### What is required
Extract, in full, the lines below, beginning at the first and ending with the line that contains "import plotly.graph_objects as go". Pictures do not belong in the copy.
══════════
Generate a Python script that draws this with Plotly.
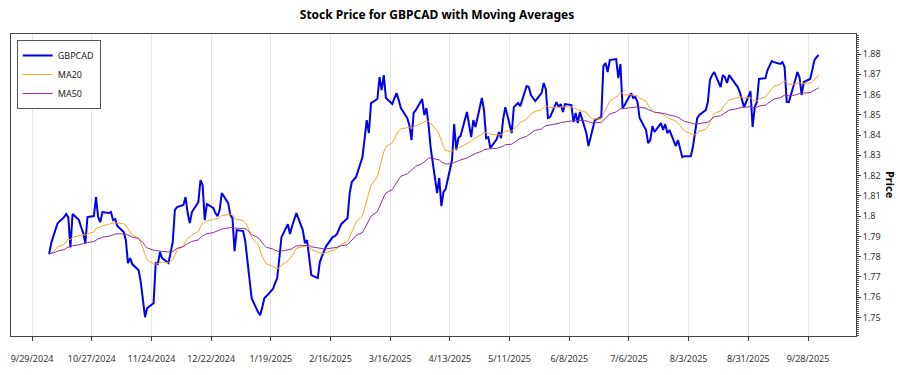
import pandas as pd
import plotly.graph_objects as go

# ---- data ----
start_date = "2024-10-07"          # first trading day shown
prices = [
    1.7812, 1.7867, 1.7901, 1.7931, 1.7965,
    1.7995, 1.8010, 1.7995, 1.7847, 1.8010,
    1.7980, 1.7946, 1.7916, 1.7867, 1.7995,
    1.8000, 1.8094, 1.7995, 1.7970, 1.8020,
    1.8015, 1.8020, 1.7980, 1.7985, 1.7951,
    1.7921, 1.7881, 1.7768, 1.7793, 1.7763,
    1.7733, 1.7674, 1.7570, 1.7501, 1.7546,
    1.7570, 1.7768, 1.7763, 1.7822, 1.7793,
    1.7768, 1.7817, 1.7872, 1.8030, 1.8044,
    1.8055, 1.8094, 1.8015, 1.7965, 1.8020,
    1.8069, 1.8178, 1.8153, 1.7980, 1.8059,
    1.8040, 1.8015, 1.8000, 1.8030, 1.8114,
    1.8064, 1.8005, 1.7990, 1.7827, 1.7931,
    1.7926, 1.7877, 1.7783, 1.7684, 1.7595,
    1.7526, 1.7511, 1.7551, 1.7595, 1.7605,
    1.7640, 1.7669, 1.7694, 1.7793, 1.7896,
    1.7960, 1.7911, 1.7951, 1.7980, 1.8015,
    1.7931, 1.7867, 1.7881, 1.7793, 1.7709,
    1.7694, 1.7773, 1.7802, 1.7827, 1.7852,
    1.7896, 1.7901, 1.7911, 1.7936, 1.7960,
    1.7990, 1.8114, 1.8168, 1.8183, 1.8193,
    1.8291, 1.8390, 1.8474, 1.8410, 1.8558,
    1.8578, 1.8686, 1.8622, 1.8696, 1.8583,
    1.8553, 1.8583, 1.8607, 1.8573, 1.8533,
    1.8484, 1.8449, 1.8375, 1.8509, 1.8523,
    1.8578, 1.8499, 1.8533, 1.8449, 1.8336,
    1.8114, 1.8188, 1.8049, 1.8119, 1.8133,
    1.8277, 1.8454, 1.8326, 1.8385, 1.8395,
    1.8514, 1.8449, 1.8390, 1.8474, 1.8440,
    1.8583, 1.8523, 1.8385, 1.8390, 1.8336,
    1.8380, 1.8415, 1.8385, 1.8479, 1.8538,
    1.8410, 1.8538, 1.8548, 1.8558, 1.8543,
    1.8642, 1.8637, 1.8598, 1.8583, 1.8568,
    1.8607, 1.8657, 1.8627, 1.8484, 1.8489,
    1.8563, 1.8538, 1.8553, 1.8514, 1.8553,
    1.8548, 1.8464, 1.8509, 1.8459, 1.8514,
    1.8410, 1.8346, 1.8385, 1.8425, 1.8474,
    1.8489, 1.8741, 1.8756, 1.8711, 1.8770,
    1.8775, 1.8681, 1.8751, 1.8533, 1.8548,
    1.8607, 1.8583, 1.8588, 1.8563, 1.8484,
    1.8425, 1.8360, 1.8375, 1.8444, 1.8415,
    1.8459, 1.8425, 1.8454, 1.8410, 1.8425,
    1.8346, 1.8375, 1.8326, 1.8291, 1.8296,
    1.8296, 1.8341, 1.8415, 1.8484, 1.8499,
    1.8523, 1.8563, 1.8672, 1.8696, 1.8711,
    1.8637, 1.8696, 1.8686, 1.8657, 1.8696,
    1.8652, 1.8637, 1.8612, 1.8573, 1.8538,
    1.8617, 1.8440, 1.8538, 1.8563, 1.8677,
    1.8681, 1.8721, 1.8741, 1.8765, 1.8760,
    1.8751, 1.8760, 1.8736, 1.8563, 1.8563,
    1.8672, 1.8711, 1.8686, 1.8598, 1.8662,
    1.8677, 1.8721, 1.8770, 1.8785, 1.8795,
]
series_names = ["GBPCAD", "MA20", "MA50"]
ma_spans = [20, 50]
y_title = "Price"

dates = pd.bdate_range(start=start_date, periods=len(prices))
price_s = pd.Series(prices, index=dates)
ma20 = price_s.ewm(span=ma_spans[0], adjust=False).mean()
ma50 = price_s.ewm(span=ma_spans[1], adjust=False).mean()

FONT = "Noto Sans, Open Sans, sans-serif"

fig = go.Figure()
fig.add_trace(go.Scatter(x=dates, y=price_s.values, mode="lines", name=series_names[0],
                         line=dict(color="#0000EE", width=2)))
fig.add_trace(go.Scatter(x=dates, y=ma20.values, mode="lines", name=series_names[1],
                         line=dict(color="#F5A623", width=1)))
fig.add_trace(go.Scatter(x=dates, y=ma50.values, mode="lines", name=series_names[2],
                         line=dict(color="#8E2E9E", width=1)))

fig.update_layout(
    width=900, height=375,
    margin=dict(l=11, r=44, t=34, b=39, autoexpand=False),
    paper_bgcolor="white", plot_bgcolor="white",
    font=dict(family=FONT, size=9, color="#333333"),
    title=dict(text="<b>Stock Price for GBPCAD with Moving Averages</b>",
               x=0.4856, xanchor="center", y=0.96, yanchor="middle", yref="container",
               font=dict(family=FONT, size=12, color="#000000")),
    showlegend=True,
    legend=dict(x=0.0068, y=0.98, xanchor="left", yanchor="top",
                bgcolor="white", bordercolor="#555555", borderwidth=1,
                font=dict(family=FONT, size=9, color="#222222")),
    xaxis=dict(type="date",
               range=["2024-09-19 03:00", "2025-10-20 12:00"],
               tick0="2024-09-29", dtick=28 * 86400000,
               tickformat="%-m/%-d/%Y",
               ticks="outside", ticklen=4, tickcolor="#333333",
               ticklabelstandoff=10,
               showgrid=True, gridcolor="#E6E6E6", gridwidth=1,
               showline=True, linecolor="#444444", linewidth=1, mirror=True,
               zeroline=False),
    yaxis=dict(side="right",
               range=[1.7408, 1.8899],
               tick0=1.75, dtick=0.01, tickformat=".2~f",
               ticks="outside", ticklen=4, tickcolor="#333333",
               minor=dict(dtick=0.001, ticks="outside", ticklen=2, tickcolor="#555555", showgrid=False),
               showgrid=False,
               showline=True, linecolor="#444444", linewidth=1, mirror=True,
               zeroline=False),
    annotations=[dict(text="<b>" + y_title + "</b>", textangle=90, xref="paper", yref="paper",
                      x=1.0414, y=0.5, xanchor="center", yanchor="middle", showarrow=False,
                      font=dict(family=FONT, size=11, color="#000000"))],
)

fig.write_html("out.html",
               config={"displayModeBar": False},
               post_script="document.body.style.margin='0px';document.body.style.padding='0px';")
══════════
### Right answer
Generate a Python script that draws this with Plotly.
import pandas as pd
import plotly.graph_objects as go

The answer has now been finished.